Each test may cause zero or more conditions to be raised. The case-independent names of these conditions (if any) are listed following the result token of each test.

Only those conditions occuring during the tested operation are listed unless the operation is toSci or toEng. For these operations, conditions raised during the conversion of the operand are included (this allows the testing of conversions in both directions).

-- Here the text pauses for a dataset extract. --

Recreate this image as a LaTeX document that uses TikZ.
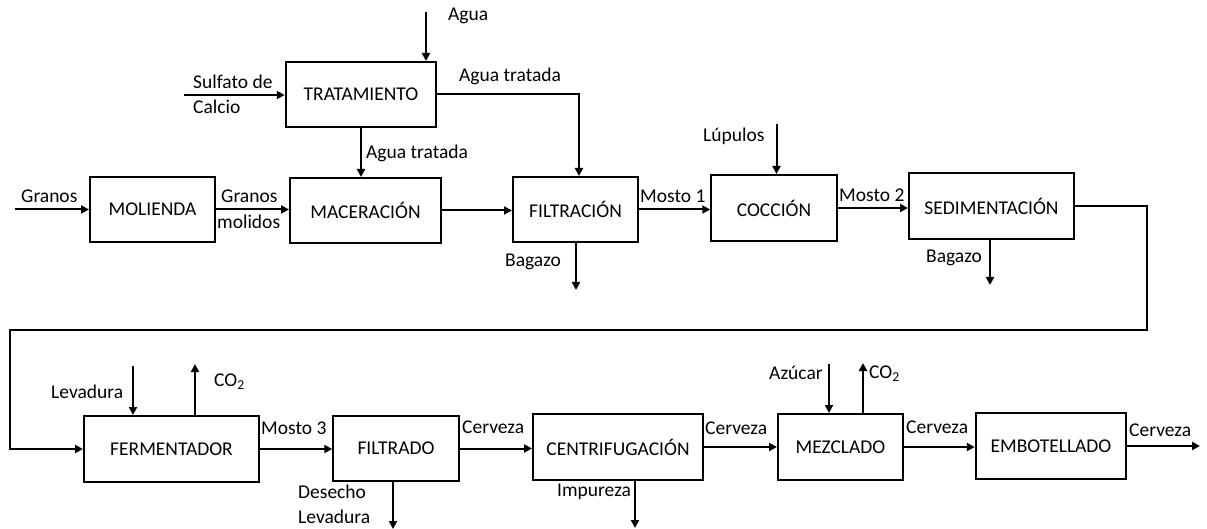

The following condition names are defined, together with the name used for it in the arithmetic specification and the IEEE 854 exception which would be raised by the condition.
Condition Specification name IEEE exception
conversion_syntax Conversion syntax Invalid operation
division_by_zero Division by zero Division by zero
division_impossible Division impossible Invalid operation
division_undefined Division undefined Invalid operation
inexact Inexact Inexact
insufficient_storage Insufficient storage Invalid operation
invalid_context Invalid context Invalid operation
invalid_operation Invalid operation Invalid operation
lost_digits Lost digits (no equivalent)
overflow Overflow Overflow
rounded Rounded (no equivalent)
subnormal Subnormal (no equivalent)
underflow Underflow Underflow


  1. The condition names are simply the names from the arithmetic specification, with spaces changed to underscores so each forms a single token.
  2. The inexact, rounded, and subnormal conditions are included in the testcases, even when extended is 0, to aid analysis and debugging. (Underflow implies all three.)
    The rounded condition indicates that an operand or the result of a test has had one or more zero or non-zero digits removed by rounding. That is, the number of digits in the coefficient of the result is fewer than in the coefficient of the ‘ideal’ result.
    In contrast, the inexact condition indicates only that non-zero trailing digits were removed (that is, the result would compare unequal to the ideal result).
  3. The lost_digits condition can only occur if extended is 0.
  4. The insufficient_storage condition is not a predictable condition and so will not appear in any testcases. It is listed here as a reminder that some implementations could raise this condition for some tests.

[1] This rule allows future extensions to the syntax of tests.
[2] This rule allows the testing of rounding in the toSci and toEng operations, and also permits the testing of the lost_digits condition in the other operations.